Mondafrique : Comment évaluez-vous l’application de l’Accord de Khartoum depuis sa signature en février 2019 sur le terrain ? Cet accord a-t-il mis fin aux violations des droits humains ou aux trafics ?
AGD : Cet accord qui a été signé sans consultation aucune ni des partis politiques ni des organisations de la société civile aura bientôt un an. Il comporte en théorie des étapes très précises, qui auraient dû permettre à ce stade de grandes avancées. Mais dans la réalité, l’Accord de Khartoum fait du surplace. Les trafics continuent comme avant et les violations des droits humains n’ont connu aucune amélioration significative parce que les chefs de guerre se sentent peu concernés par ce document qu’ils ont pourtant signé. Il y est fait appel à leur seule bonne foi et aucune des sanctions prévues en cas de violation n’a jamais été appliquée.
Mais comme c’est l’unique instrument qui existe, tous les partenaires de mon pays s’y accrochent. Mon avis est qu’une véritable évaluation doit être initiée, qui aboutirait à la révision en profondeur de cet accord dans le but de le rendre plus concret avec des résultats plus palpables sur le terrain.
Mondafrique : Comment analysez-vous le déploiement des Forces armées centrafricaines (FACA) dans l’intérieur du pays ?
AGD : La reconstruction de l’armée nationale est souhaitée par tous les centrafricains. Mais pour le moment, il y a un contraste notable entre le sentiment d’abandon que ressentent nos populations en Province et les effets d’annonce triomphalistes du gouvernement quant à la projection des FACA sur le théâtre des opérations. Notre pays avait reçu des financements importants dans le cadre du Plan national de relèvement et de consolidation de la paix (RCPCA), aussi je m’étonne qu’aucune caserne n’ait été construite pour concrétiser la politique de l’armée de garnison chantée par le Chef d’Etat dans tous ses discours…

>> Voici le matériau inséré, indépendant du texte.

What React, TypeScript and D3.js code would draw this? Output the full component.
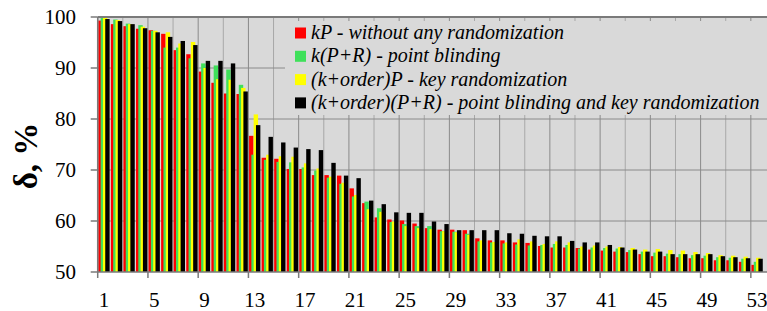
import { useEffect, useRef } from "react";
import * as d3 from "d3";

// values, one entry per group 1..53
const groups = d3.range(1, 54);
const seriesNames = [
  "kP - without any randomization",
  "k(P+R) - point blinding",
  "(k+order)P - key randomization",
  "(k+order)(P+R) - point blinding and key randomization",
];
const seriesColors = ["#ff0000", "#3fe05a", "#ffff00", "#000000"];

const kP = [
  99.3, 98.6, 98.2, 97.7, 97.4, 96.7, 93.5, 92.7, 89.3, 87.1, 85.0, 84.9, 76.7,
  72.4, 72.2, 70.2, 70.2, 69.0, 69.0, 68.9, 66.4, 63.5, 60.7, 60.3, 60.1, 59.5,
  58.6, 58.3, 58.3, 58.2, 56.6, 56.2, 56.2, 55.8, 55.7, 55.1, 54.8, 54.8, 54.7,
  54.4, 54.2, 54.0, 53.9, 53.5, 53.1, 53.1, 52.9, 52.7, 52.7, 52.3, 52.3, 52.0,
  51.4,
];
const kPR = [
  99.8, 99.5, 98.7, 98.4, 97.3, 94.0, 94.0, 91.9, 90.9, 90.5, 89.7, 86.7, 73.0,
  72.0, 71.6, 71.5, 70.5, 69.9, 68.5, 67.3, 64.8, 63.8, 62.5, 59.8, 59.4, 59.0,
  59.0, 58.0, 57.9, 57.5, 56.0, 55.8, 55.6, 55.4, 55.2, 55.3, 55.5, 55.3, 54.6,
  54.8, 54.7, 54.6, 54.3, 54.0, 53.8, 53.6, 53.5, 53.3, 53.2, 52.9, 52.8, 52.6,
  52.0,
];
const kOrderP = [
  99.8, 99.4, 98.6, 98.1, 97.3, 97.0, 94.8, 95.1, 90.0, 87.8, 87.7, 86.1, 80.9,
  73.0, 72.7, 72.6, 71.3, 70.3, 68.7, 67.5, 65.1, 62.3, 61.8, 59.9, 59.0, 58.6,
  58.4, 58.0, 57.8, 57.3, 56.2, 55.9, 55.8, 56.4, 56.0, 55.5, 56.0, 55.8, 55.0,
  55.2, 55.0, 54.9, 54.7, 54.4, 54.5, 54.3, 54.2, 53.9, 53.7, 53.3, 53.2, 53.0,
  52.8,
];
const kOrderPR = [
  99.6, 99.2, 98.6, 97.8, 97.0, 96.1, 95.3, 94.5, 91.4, 91.4, 90.9, 85.4, 78.8,
  76.5, 75.4, 74.4, 74.1, 73.9, 71.4, 68.9, 68.4, 64.0, 63.3, 61.7, 61.6, 61.6,
  59.9, 59.4, 58.2, 58.2, 58.2, 58.2, 57.6, 57.5, 57.1, 57.0, 57.0, 56.1, 55.8,
  55.8, 55.3, 54.8, 54.4, 54.0, 54.0, 53.5, 53.5, 53.5, 53.5, 53.1, 52.9, 52.7,
  52.6,
];
const series = [kP, kPR, kOrderP, kOrderPR];

const yTicks = [50, 60, 70, 80, 90, 100];
const xTickLabels = d3.range(1, 54, 4);

const serif = "'Liberation Serif', 'Times New Roman', Times, 'DejaVu Serif', serif";

export default function App() {
  const ref = useRef<SVGSVGElement>(null);

  useEffect(() => {
    const svg = d3.select(ref.current);
    svg.selectAll("*").remove();

    const left = 97.7;
    const right = 763.4;
    const top = 17;
    const bottom = 272;

    const x = d3.scaleBand<number>().domain(groups).range([left, right]).padding(0);
    const y = d3.scaleLinear().domain([50, 100]).range([bottom, top]);
    const step = x.step();
    const barW = step * 0.35;
    const sub = d3.scaleLinear().domain([0, 3]).range([step * 0.05, step * 0.6]);

    svg.append("rect")
      .attr("x", left).attr("y", top)
      .attr("width", 767 - left).attr("height", bottom - top)
      .attr("fill", "#d9d9d9");

    // vertical grid every 2 groups, darker every 4
    const vLines = d3.range(0, 55, 2);
    svg.append("g").selectAll("line")
      .data(vLines)
      .join("line")
      .attr("x1", (d) => left + d * step)
      .attr("x2", (d) => left + d * step)
      .attr("y1", top).attr("y2", bottom)
      .attr("stroke", (d) => (d % 4 === 0 ? "#8a8a8a" : "#a8a8a8"))
      .attr("stroke-width", 1);

    svg.append("g").selectAll("line")
      .data(yTicks.slice(1, -1))
      .join("line")
      .attr("x1", left).attr("x2", 767)
      .attr("y1", (d) => y(d)).attr("y2", (d) => y(d))
      .attr("stroke", "#8a8a8a");

    // bars, drawn red -> black so that later series overlap earlier ones
    series.forEach((vals, i) => {
      svg.append("g").selectAll("rect")
        .data(vals)
        .join("rect")
        .attr("x", (d, j) => (x(groups[j]) as number) + sub(i))
        .attr("width", barW)
        .attr("y", (d) => y(d))
        .attr("height", (d) => bottom - y(d))
        .attr("fill", seriesColors[i]);
    });

    // legend box
    const lg = svg.append("g");
    lg.append("rect")
      .attr("x", 285).attr("y", 21)
      .attr("width", 767 - 285).attr("height", 94)
      .attr("fill", "#d9d9d9");
    seriesNames.forEach((name, i) => {
      const cy = 33 + i * 23.3;
      lg.append("rect")
        .attr("x", 295).attr("y", cy - 5.5)
        .attr("width", 11).attr("height", 11)
        .attr("fill", seriesColors[i]);
      lg.append("text")
        .attr("x", 311).attr("y", cy + 6)
        .style("font-family", serif)
        .style("font-style", "italic")
        .style("font-size", "20px")
        .attr("fill", "#000")
        .text(name);
    });

    // axes frame
    svg.append("line")
      .attr("x1", left).attr("x2", 767).attr("y1", top).attr("y2", top)
      .attr("stroke", "#7a7a7a").attr("stroke-width", 2);
    svg.append("line")
      .attr("x1", left).attr("x2", left).attr("y1", top).attr("y2", bottom)
      .attr("stroke", "#7a7a7a").attr("stroke-width", 1.5);
    svg.append("line")
      .attr("x1", left).attr("x2", 767).attr("y1", bottom).attr("y2", bottom)
      .attr("stroke", "#7a7a7a").attr("stroke-width", 1.5);

    // y ticks + labels
    const yg = svg.append("g");
    yg.selectAll("line")
      .data(yTicks)
      .join("line")
      .attr("x1", left - 7).attr("x2", left)
      .attr("y1", (d) => y(d)).attr("y2", (d) => y(d))
      .attr("stroke", "#7a7a7a").attr("stroke-width", 1.5);
    yg.selectAll("text")
      .data(yTicks)
      .join("text")
      .attr("x", 76)
      .attr("y", (d) => y(d) + 7)
      .attr("text-anchor", "end")
      .style("font-family", serif)
      .style("font-size", "21px")
      .text((d) => d);

    // x ticks + labels
    const xg = svg.append("g");
    xg.selectAll("line")
      .data(xTickLabels)
      .join("line")
      .attr("x1", (d) => x(d) as number).attr("x2", (d) => x(d) as number)
      .attr("y1", bottom).attr("y2", bottom + 6)
      .attr("stroke", "#7a7a7a").attr("stroke-width", 1.5);
    xg.selectAll("text")
      .data(xTickLabels)
      .join("text")
      .attr("x", (d) => (x(d) as number) + step / 2)
      .attr("y", 307)
      .attr("text-anchor", "middle")
      .style("font-family", serif)
      .style("font-size", "21px")
      .text((d) => d);

    svg.append("text")
      .attr("transform", "translate(37,156) rotate(-90)")
      .attr("text-anchor", "middle")
      .style("font-family", serif)
      .style("font-weight", "bold")
      .style("font-size", "33px")
      .text("δ, %");
  }, []);

  return (
    <div style={{ position: "absolute", left: 0, top: 0 }}>
      <svg ref={ref} width={767} height={311} style={{ display: "block", background: "#fff" }}></svg>
    </div>
  );
}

La Loi de Programmation militaire par ailleurs n’est pas respectée. La récente lettre publiée par le Groupe d’experts du Conseil de Sécurité de l’ONU sur la RCA souligne le retard pris par ce gouvernement dans le respect du plan quinquennal de recrutement (2018-2022) destiné à refonder notre armée nationale. De nombreux départs à la retraite ont été réalisés de manière anarchique, départs qui n’ont pas été compensés comme cela était prévu par de nouveaux recrutements.

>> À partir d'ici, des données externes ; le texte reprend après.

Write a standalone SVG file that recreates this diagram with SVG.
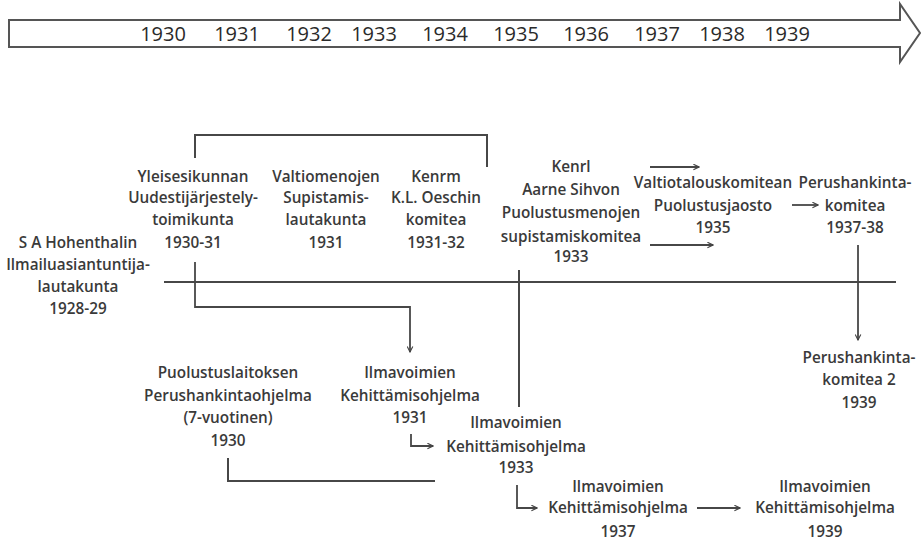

Cette lettre souligne en revanche que le Président Touadéra n’a pas chômé en 2019 pour enrôler en dehors de tout cadre légal plusieurs centaines de gardes présidentiels, principalement issus de son groupe ethnique…

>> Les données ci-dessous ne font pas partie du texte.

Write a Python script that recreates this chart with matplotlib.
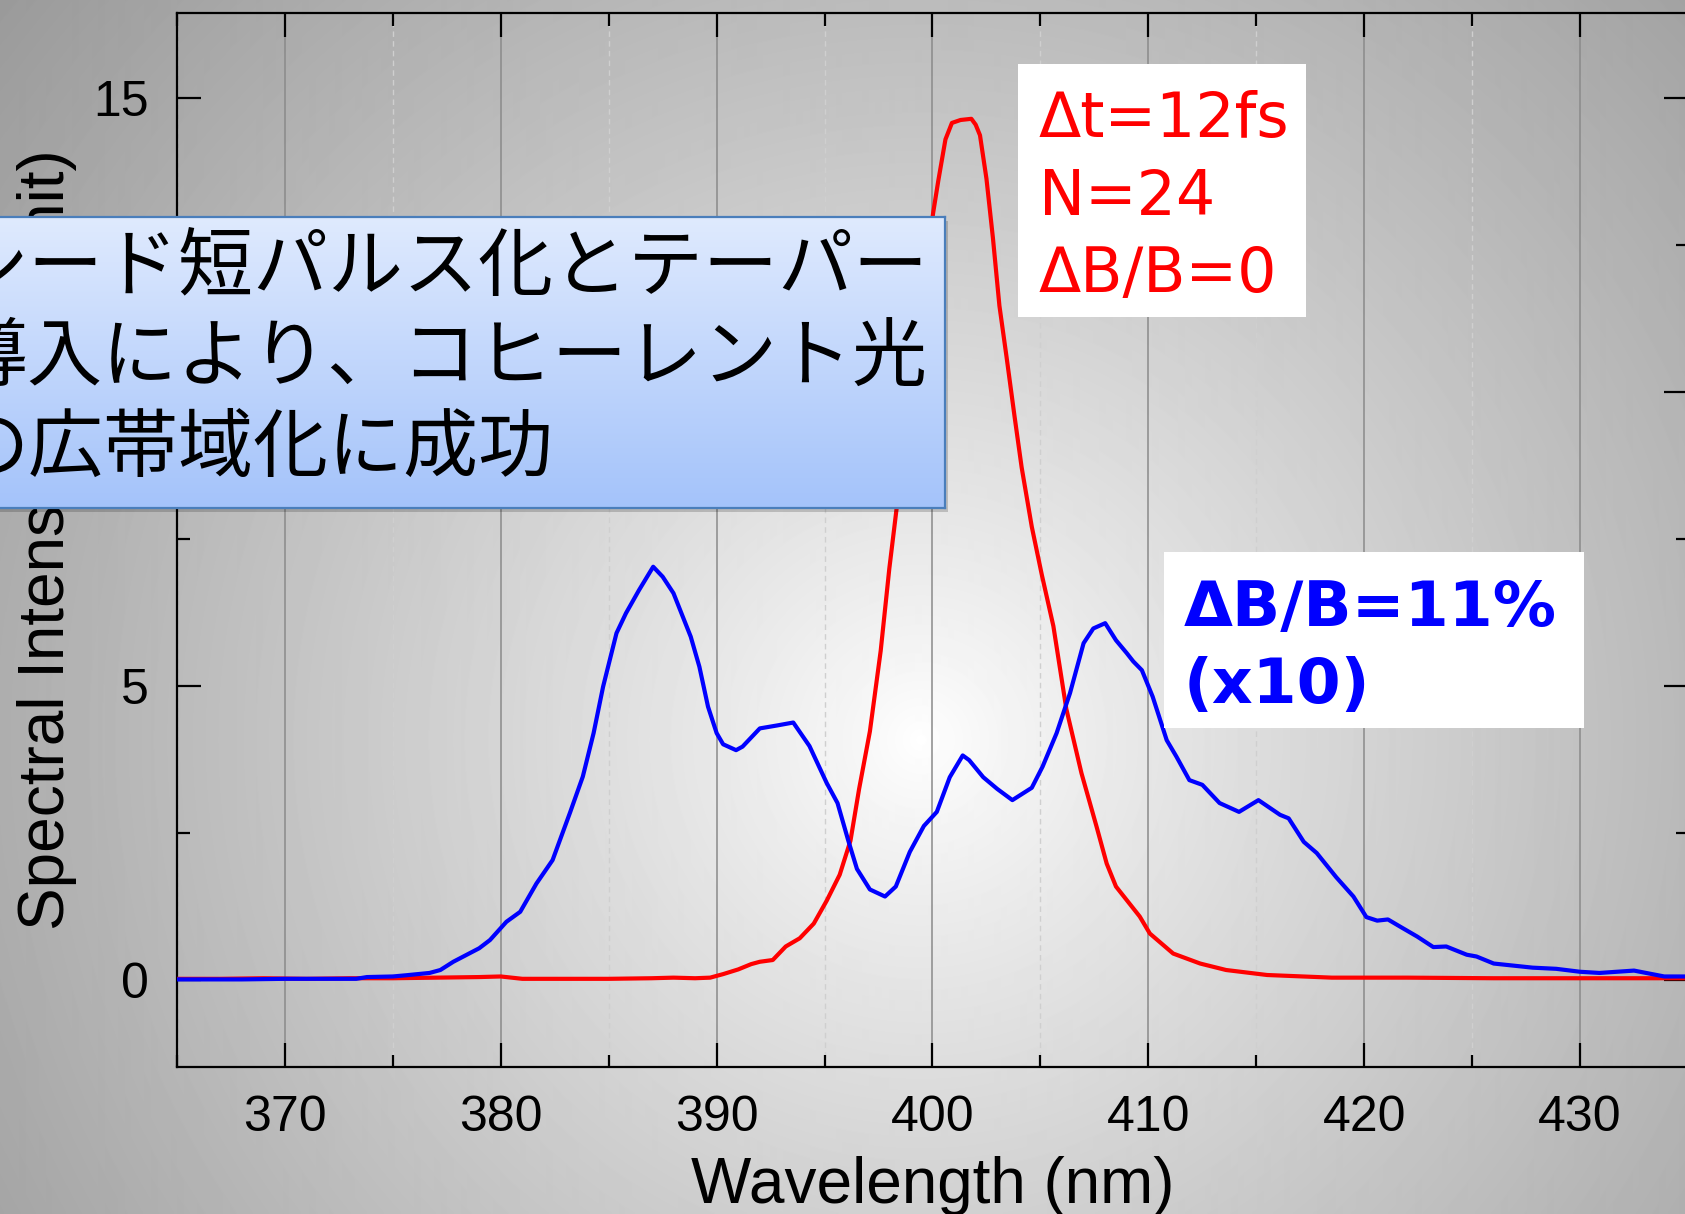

Mondafrique : La Cour Pénale Internationale (CPI) a récemment confirmé le procès qui sera réservé aux leaders anti balaka Ngaïssona et Yekatom. Cela contraste avec le traitement réservé aux ex-Seleka qui semblent bénéficier d’une certaine mansuétude de la part ce gouvernement, est-ce aussi votre constat ?
AGD : Les problèmes de sécurité de la RCA ont été créés par les ex-Seleka et les anti-balaka et des crimes ont été commis dans les deux camps. Il serait donc plus juste et équilibré que des chefs de guerre des deux camps soient jugés à la CPI. Sinon, cela consacre cette perception du « deux poids deux mesures » largement répandue dans l’opinion publique centrafricaine.
S’agissant des structures du gouvernement, les groupes armés y envoient le plus souvent des personnalités qui n’ont aucune influence, voire aucune utilité sur le terrain. Leur présence n’a donc jamais réellement influencé positivement la situation sécuritaire dans le pays. J’ajoute que leur nomination est une violation de la Constitution de la RCA.
Mondafrique : Comment analyser l’instabilité qui sévit récemment dans la préfecture du Haut-Mbomou où le groupe armée UPC semble renforcer ses positions ?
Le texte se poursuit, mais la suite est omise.